A measure of the Crusaders' defence is that the Blues were held to single figures for the first time in 98 games, spanning seven years.

Who knows if the game would have changed had TMO Keith Brown seen fit to award a try when Frank Halai went over midway through the second half, but he decided there was insufficient proof of the ball being grounded and that was that. Somehow, I don’t think it would have made a difference if the try had been awarded.

Brown was erring very much on the side of caution with that call, but he was bang on with his decision to bin Culum Retallick, but not award a penalty try late in the first half for a deliberate knock as the Crusaders threatened to score.

There was sufficient doubt over whether a try “probably would have been scored” as the law stipulates, and he was adhering to the requirement laid out at the start of the competition that such decisions be based on the clear and obvious.

It was a far cry from the manner in which Matt Goddard just about fell over himself in his haste to award the Rebels a penalty try that swung their match over the Stormers.

Even had Nick Phipps not had his progress slowed by a jersey tug, would he “probably” have beaten Bryan Habana to the ball in the in goal? And did Scott Higginbotham not knock the ball on beforehand anyway?

The thing with the call in Melbourne is that it changed a game, and therefore becomes the subject of a furore.

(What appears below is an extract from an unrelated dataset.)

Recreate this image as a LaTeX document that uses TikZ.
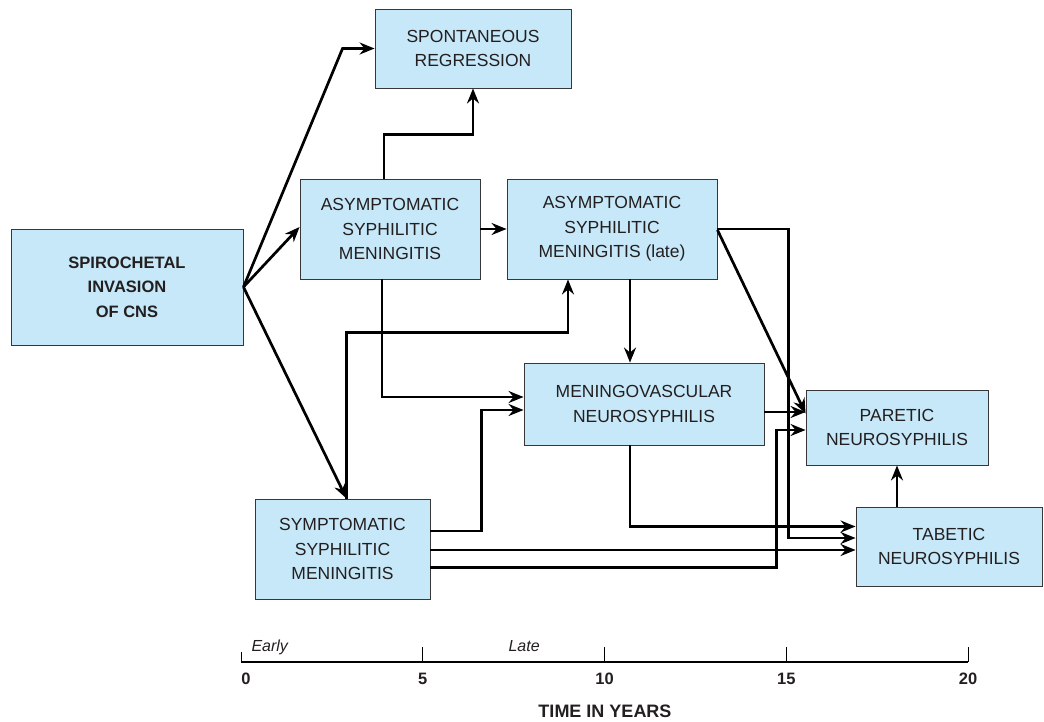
\documentclass[tikz,border=0pt]{standalone}
\usepackage{fontspec}
\setmainfont{Liberation Sans}
\usetikzlibrary{arrows.meta}
\definecolor{boxfill}{RGB}{199,232,248}
\definecolor{boxline}{RGB}{55,55,55}
\definecolor{txt}{RGB}{35,31,32}
\newcommand{\boxfont}{\fontsize{17.5}{24.5}\selectfont}
\newcommand{\headfont}{\fontsize{16.5}{24.5}\selectfont\bfseries}
\begin{document}
\begin{tikzpicture}[x=1pt,y=-1pt,
  box/.style={draw=boxline,fill=boxfill,line width=0.9pt,align=center,
    text=txt,font=\boxfont,inner sep=0pt},
  arr/.style={line width=2.7pt,-{Stealth[length=15pt,width=12pt,inset=5pt]}},
  tick/.style={line width=1pt}]
\useasboundingbox (0,0) rectangle (1044,721);
\node[box,minimum width=232pt,minimum height=116pt,font=\headfont] (spiro) at (127,287) {SPIROCHETAL\\INVASION\\OF CNS};
\node[box,minimum width=196pt,minimum height=79pt] (spont) at (473,48.5) {SPONTANEOUS\\REGRESSION};
\node[box,minimum width=180pt,minimum height=100pt] (asym) at (390,229) {ASYMPTOMATIC\\SYPHILITIC\\MENINGITIS};
\node[box,minimum width=210pt,minimum height=100pt] (asyml) at (612,229) {ASYMPTOMATIC\\SYPHILITIC\\MENINGITIS (late)};
\node[box,minimum width=240pt,minimum height=82pt] (menvas) at (644,404) {MENINGOVASCULAR\\NEUROSYPHILIS};
\node[box,minimum width=182pt,minimum height=75pt] (paretic) at (897,427.5) {PARETIC\\NEUROSYPHILIS};
\node[box,minimum width=186pt,minimum height=79pt] (tabetic) at (949,546.5) {TABETIC\\NEUROSYPHILIS};
\node[box,minimum width=175pt,minimum height=100pt] (symp) at (342.5,549) {SYMPTOMATIC\\SYPHILITIC\\MENINGITIS};
% from the invasion
\draw[arr] (spiro.east) -- ([xshift=-32pt]spont.west) -- (spont.west);
\draw[arr] (spiro.east) -- ([yshift=2pt]asym.west);
\draw[arr] (spiro.east) -- ([xshift=4pt]symp.north);
% asymptomatic stages
\draw[arr] ([xshift=-6pt]asym.north) -- ++(0,-44) -| (spont.south);
\draw[arr] (asym.east) -- (asyml.west);
\draw[arr] ([xshift=-8pt]asym.south) |- ([yshift=7pt]menvas.west);
\draw[arr] ([xshift=18pt]asyml.south) -- ([xshift=-14pt]menvas.north);
\draw[arr] ([yshift=-1pt]asyml.east) -- ([yshift=14pt]paretic.west);
\draw[arr] (asyml.east) -- ++(71,0) |- ([yshift=8.5pt]tabetic.west);
% symptomatic meningitis
\draw[arr] ([xshift=4pt]symp.north) -- ++(0,-166) -| ([xshift=-44pt]asyml.south);
\draw[arr] ([yshift=18pt]symp.east) -- ++(51,0) |- ([yshift=-6pt]menvas.west);
\draw[arr] ([yshift=-3.5pt]tabetic.west -| symp.east) -- ([yshift=-3.5pt]tabetic.west);
\draw[arr] ([yshift=-18.5pt]symp.east) -- ++(346,0) |- ([yshift=-2.5pt]paretic.west);
% late forms
\draw[arr] ([yshift=-8pt]menvas.east) -- ([yshift=15.5pt]paretic.west);
\draw[arr] ([xshift=-14pt]menvas.south) |- ([yshift=20pt]tabetic.west);
\draw[arr] (paretic.south |- tabetic.north) -- (paretic.south);
% time axis
\draw[line width=1.2pt] (241,662) -- (968,662);
\draw[tick] (241,662) -- (241,652);
\foreach \t in {5,10,15,20}{
  \draw[tick] (241+\t*36.35,662) -- ++(0,-15);
  \node[font=\fontsize{16.5}{18}\selectfont\bfseries,text=txt] at (241+\t*36.35,679) {\t};
}
\node[font=\fontsize{16.5}{18}\selectfont\bfseries,text=txt] (zero) at (246,679) {0};
\node[anchor=base west,font=\fontsize{16}{18}\selectfont\itshape,text=txt] (early) at (248,651) {Early};
\node[anchor=base west,font=\fontsize{16}{18}\selectfont\itshape,text=txt] (late) at (505,651) {Late};
\node[anchor=base,font=\fontsize{18}{20}\selectfont\bfseries,text=txt] (title) at (605,717) {TIME IN YEARS};
\end{tikzpicture}
\end{document}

Because the game at Loftus was a blowout there has been barely a mention of the decision to allow Akona Ndungane's try for the Bulls against the Highlanders after a clearly forward pass. It may not have changed the result, but it still wasn’t right.

It would be good not to have to talk about it this issue so often, but clearly there is something wrong with what is happening and Sanzar needs to do something about it.

Firstly they need to make sure these guys are watching the pictures on good sized, high definition monitors. Secondly they need to make a few calls on who they appoint to these roles. Why should someone who couldn’t cut it as a top level ref be entrusted with a role that is now almost as important?

But back to Loftus, and the Bulls were on the rampage to give Pierre Spies a fitting present for his century of matches.

Spies has his critics, but to me he’s the barometer of how the Bulls are travelling. If he’s getting ball in hand and running hard, then you know the Bulls are on a roll, and you’ve got problems.

Moving into second is a big step, because they have a game in hand over the Brumbies and are closing in on the Chiefs who are staggering towards the break because of all their injuries. Top two in this competition is huge.

Much will depend on two home and away “derby” series still to be played. The Crusaders and Chiefs meet this Friday and again in early July, and even if the Sharks are on life support I can’t imagine they’ll be offering any free passes to the Bulls in the two matches they have against each other.

The Stormers might well be out of contention now…it’s not impossible to win all of their remaining games, but that’s what they have to do, and they have to score a lot of tries….put it this way, everyone in New Zealand has written the Hurricanes off and they’re four points and two places further up the table than the Stormers. Maybe the Sharks still have faint hopes, but they might have to beat the Bulls twice.

I’ve still got my money on the Cheetahs as the best chance of a second South African presence in the playoffs and they didn’t let me down with their effort against the Reds. The Reds made a lot of the play but you gotta love the way the Cheetahs pounced for their points, especially those two great efforts by Piet van Zyl. How many good halfbacks are there in this competition?

In Australia the Reds and Brumbies have been very good most of the season but have between them won just three games in the last five weeks. They’re still occupying high spots on the table and one of them will have a place at the top table come playoff time, but one could miss out altogether as the Waratahs have a good run going and are threatening to come through the pack. Israel Folau looks phenomenal.

All through the first three months of this competition I’ve had the feeling that vying for places in the Wallaby team to play the The British and Irish Lions has brought the best out of the Aussie players, but now the Super Rugby coaches might have to be on guard over the next two weeks to make sure it doesn’t turn from being an incentive to a distraction.

For some, the competition is almost over. For others it’s just starting.